Therein lies the danger, however. People can only take chaos and disorder for so long before they will accept any remedy, reasonable or insane. Hitler came to power when Germany was threatened with collapse for the second time in a little over a decade. He kept power by promising a good life for the average German — and he delivered. The horrors he perpetrated were not on his own people, a lesson today's crop of dictators don't seem to appreciate.
It is essential that the people in the disrupted areas eliminate greed and corruption from the system as far as humanly possible. They must be made aware, however, that simply doing away with the greedy and the corrupt is rarely a satisfactory answer. A new system must be designed and carefully implemented to ensure what accountants call "internal controls" are in place that, while they cannot eliminate greed and corruption, make greed and corruption more obvious (transparent) when they occur, render those responsible directly accountable for their actions, and make such activities less than optimal and reward socially beneficial actions by the structuring of the institutions themselves, not externally imposed regulations or controls.
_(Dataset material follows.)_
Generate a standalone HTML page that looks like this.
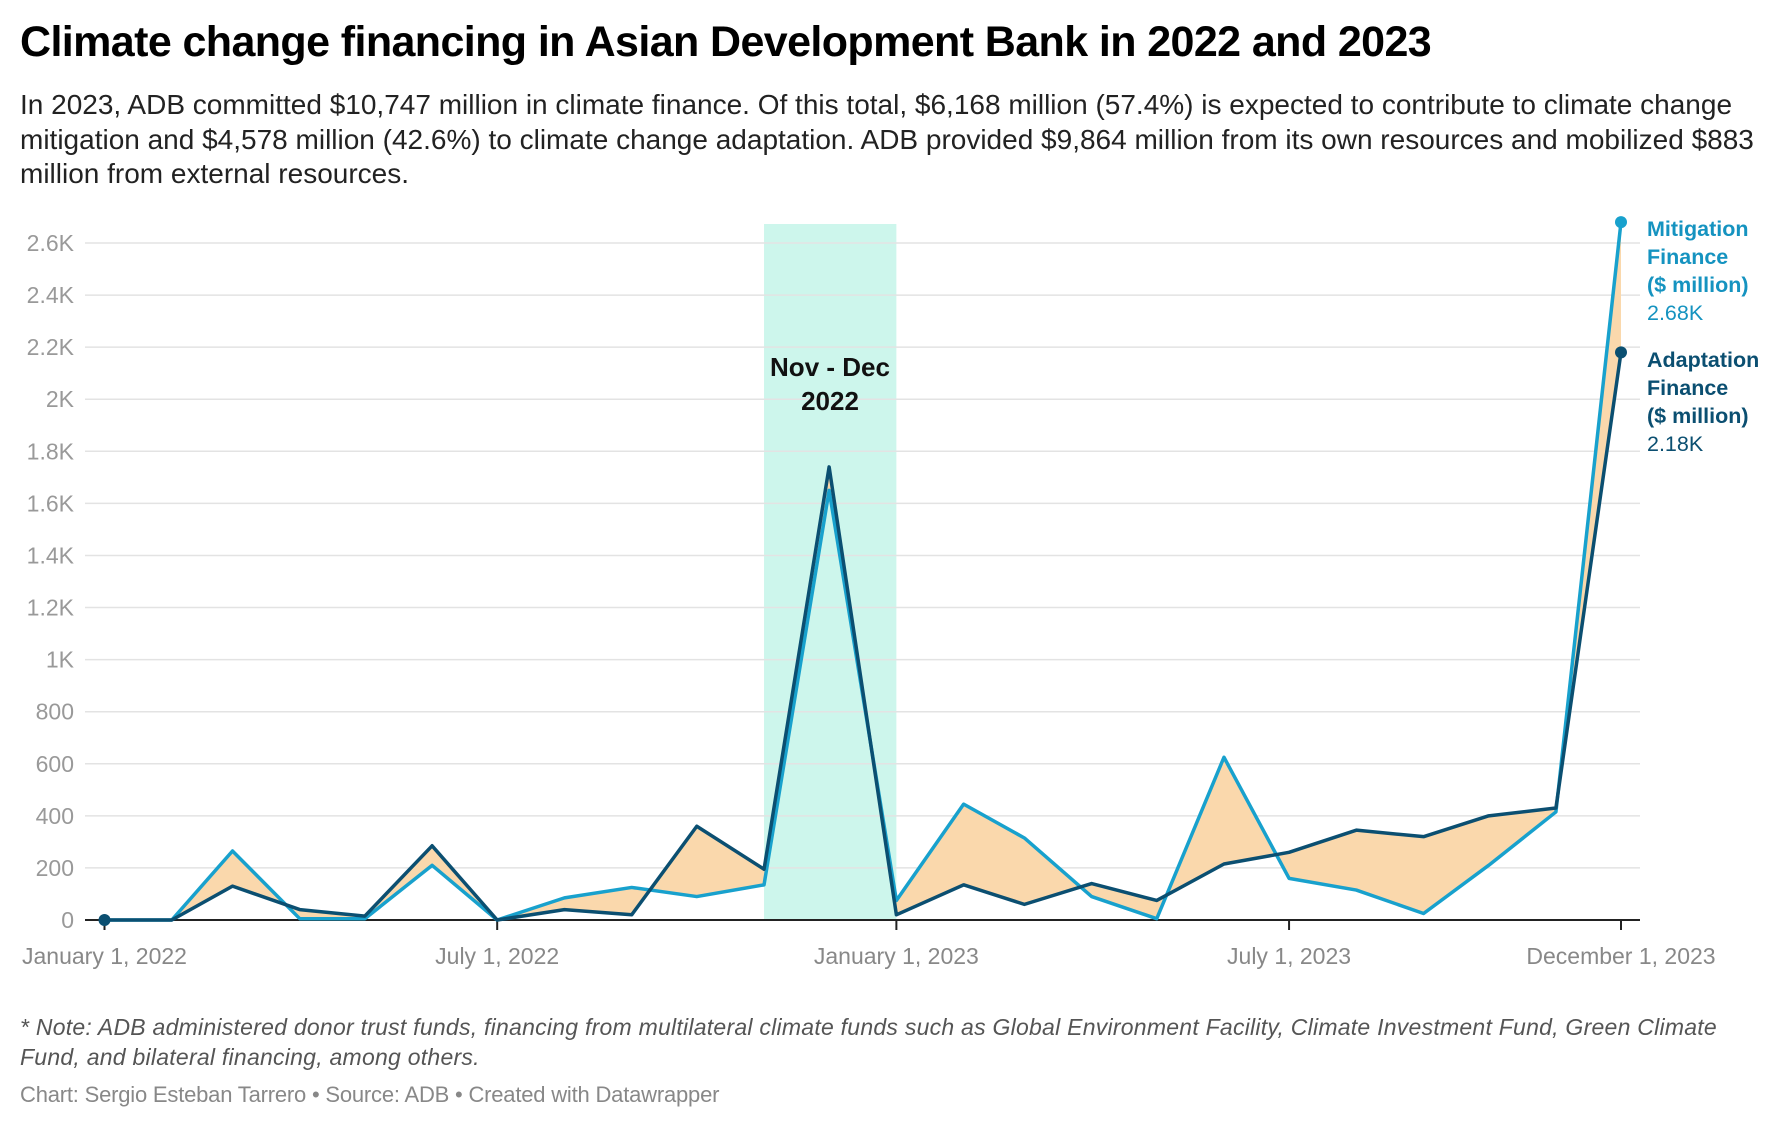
<!DOCTYPE html>
<html><head><meta charset="utf-8">
<style>
body{margin:0;background:#fff;width:1790px;height:1124px;overflow:hidden;font-family:"Liberation Sans",sans-serif;}
#title{position:absolute;left:20px;top:18px;font-size:43px;font-weight:bold;color:#000;letter-spacing:-0.6px;white-space:nowrap;}
#sub{position:absolute;left:20px;top:88px;width:1770px;font-size:28px;line-height:34.5px;color:#222;letter-spacing:0px;white-space:nowrap;}
#note{position:absolute;left:20px;top:1012px;font-size:23px;line-height:30px;font-style:italic;color:#555;width:1770px;letter-spacing:0.25px;white-space:nowrap;}
#foot{position:absolute;left:20px;top:1082px;font-size:22px;color:#888;letter-spacing:-0.2px;}
svg{position:absolute;left:0;top:0;}
</style></head><body>
<div id="title">Climate change financing in Asian Development Bank in 2022 and 2023</div>
<div id="sub">In 2023, ADB committed $10,747 million in climate finance. Of this total, $6,168 million (57.4%) is expected to contribute to climate change<br>mitigation and $4,578 million (42.6%) to climate change adaptation. ADB provided $9,864 million from its own resources and mobilized $883<br>million from external resources.</div>
<svg id="chart" width="1790" height="1124"></svg>
<div id="note">* Note: ADB administered donor trust funds, financing from multilateral climate funds such as Global Environment Facility, Climate Investment Fund, Green Climate<br>Fund, and bilateral financing, among others.</div>
<div id="foot">Chart: Sergio Esteban Tarrero • Source: ADB • Created with Datawrapper</div>
<script>
const months = ["2022-01","2022-02","2022-03","2022-04","2022-05","2022-06","2022-07","2022-08","2022-09","2022-10","2022-11","2022-12","2023-01","2023-02","2023-03","2023-04","2023-05","2023-06","2023-07","2023-08","2023-09","2023-10","2023-11","2023-12"];
const mitigation = [0,0,265,5,5,210,0,85,125,90,135,1650,75,445,315,90,5,625,160,115,25,210,415,2680];
const adaptation = [0,0,130,40,15,285,0,40,20,360,195,1740,20,135,60,140,75,215,260,345,320,400,430,2180];
const yTicks = [0,200,400,600,800,1000,1200,1400,1600,1800,2000,2200,2400,2600];
const yTickLabels = ["0","200","400","600","800","1K","1.2K","1.4K","1.6K","1.8K","2K","2.2K","2.4K","2.6K"];
const xTicks = ["2022-01","2022-07","2023-01","2023-07","2023-12"];
const xTickLabels = ["January 1, 2022","July 1, 2022","January 1, 2023","July 1, 2023","December 1, 2023"];
const highlight = ["2022-11","2023-01"];

const NS="http://www.w3.org/2000/svg";
const svg=document.getElementById('chart');
const t0=Date.UTC(2022,0,1), t1=Date.UTC(2023,11,1);
function x(m){const [y,mo]=m.split('-').map(Number);const t=Date.UTC(y,mo-1,1);return 104.5+(t-t0)/(t1-t0)*(1621-104.5);}
function y(v){return 920-v*(920-243)/2600;}
function mk(tag,attrs,parent){const e=document.createElementNS(NS,tag);for(const k in attrs)e.setAttribute(k,attrs[k]);(parent||svg).appendChild(e);return e;}

const band=mk('rect',{x:x(highlight[0]),y:224,width:x(highlight[1])-x(highlight[0]),height:920-224,fill:'#cdf6ec'});



yTicks.forEach((v,i)=>{
  if(v>0){const g=mk('line',{x1:85,x2:1640,y1:y(v),y2:y(v),stroke:'#e3e3e3','stroke-width':1.5});
  
  }
  const tx=mk('text',{x:74,y:y(v)+8,'text-anchor':'end','font-size':23,fill:'#999','font-family':'Liberation Sans, sans-serif'});
  tx.textContent=yTickLabels[i];
  
  
});

const hl1=mk('text',{x:830,y:376,'text-anchor':'middle','font-size':26,'font-weight':'bold',fill:'#111','font-family':'Liberation Sans, sans-serif'});
hl1.textContent='Nov - Dec';


const hl2=mk('text',{x:830,y:410,'text-anchor':'middle','font-size':26,'font-weight':'bold',fill:'#111','font-family':'Liberation Sans, sans-serif'});
hl2.textContent='2022';



let d='M'+months.map((m,i)=>x(m)+','+y(mitigation[i])).join('L');
d+='L'+months.slice().reverse().map((m,j)=>{const i=months.length-1-j;return x(m)+','+y(adaptation[i]);}).join('L')+'Z';
const area=mk('path',{d:d,fill:'#fad8ac'});



const ax=mk('line',{x1:85,x2:1640,y1:920,y2:920,stroke:'#222','stroke-width':2});


xTicks.forEach((m,i)=>{
  const tk=mk('line',{x1:x(m),x2:x(m),y1:920,y2:930,stroke:'#222','stroke-width':2});
  
  
  const tx=mk('text',{x:x(m),y:964,'text-anchor':'middle','font-size':23,fill:'#888','font-family':'Liberation Sans, sans-serif'});
  tx.textContent=xTickLabels[i];
  
  
});

const lm=mk('polyline',{points:months.map((m,i)=>x(m)+','+y(mitigation[i])).join(' '),fill:'none',stroke:'#18a1cd','stroke-width':3.5,'stroke-linejoin':'round'});


const la=mk('polyline',{points:months.map((m,i)=>x(m)+','+y(adaptation[i])).join(' '),fill:'none',stroke:'#0b4f71','stroke-width':3.5,'stroke-linejoin':'round'});



const n=months.length-1;
const d1=mk('circle',{cx:x(months[0]),cy:y(adaptation[0]),r:6,fill:'#0b4f71'});


const d2=mk('circle',{cx:x(months[n]),cy:y(mitigation[n]),r:6,fill:'#18a1cd'});


const d3=mk('circle',{cx:x(months[n]),cy:y(adaptation[n]),r:6,fill:'#0b4f71'});



function fmt(v){return (v/1000).toFixed(2)+'K';}
function label(lines,val,top,color,name){
  lines.forEach((s,i)=>{
    const t=mk('text',{x:1647,y:top+i*28,'font-size':21.5,'font-weight':'bold',fill:color,'font-family':'Liberation Sans, sans-serif'});
    t.textContent=s;
    
    
  });
  const v=mk('text',{x:1647,y:top+3*28,'font-size':21.5,fill:color,'font-family':'Liberation Sans, sans-serif'});
  v.textContent=fmt(val);
  
  
}
label(['Mitigation','Finance','($ million)'],mitigation[n],236,'#1593c0','mitigation');
label(['Adaptation','Finance','($ million)'],adaptation[n],367,'#0b4f71','adaptation');
</script>
</body></html>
Such systems do not spring spontaneously into being on the ruins of the old, however much satisfaction we might get from hauling down the once-feared and mighty from their formerly lofty positions and destroying everything in sight that reminds us of them after we've eliminated them. Instead, the situation calls for "acts of social justice," directed at establishing a just political order founded firmly on a just economic order. Briefly summarized, the basics that must be incorporated into any new system from the start if there is to be "a decent respect for the opinions of all mankind" are:
1. A limited economic role for the State,
2. Free and open markets within a clear and understandable legal framework as the best means of determining just wages, just prices, and just profits,
3. Restoration of the rights of private property, especially in corporate equity, and
4. Widespread direct ownership of the means of production.
This last, the "fatal omission" from the system of virtually every nation on the globe, is the chief means by which people secure all other rights, including life, liberty, and the pursuit of happiness. Without direct private ownership of capital in fact, individually or in free association with others, a person is a non-entity with no effective rights, a "masterless slave," as Aristotle put it. As William Cobbett emphasized, "Freedom is not an empty sound; it is not an abstract idea; it is not a thing that nobody can feel. It means, — and it means nothing else, — the full and quiet enjoyment of your own property. If you have not this, if this be not well secured to you, you may call yourself what you will, but you are a slave."
Own or be owned. That is the choice facing the people of the Islamic world in the days and weeks ahead.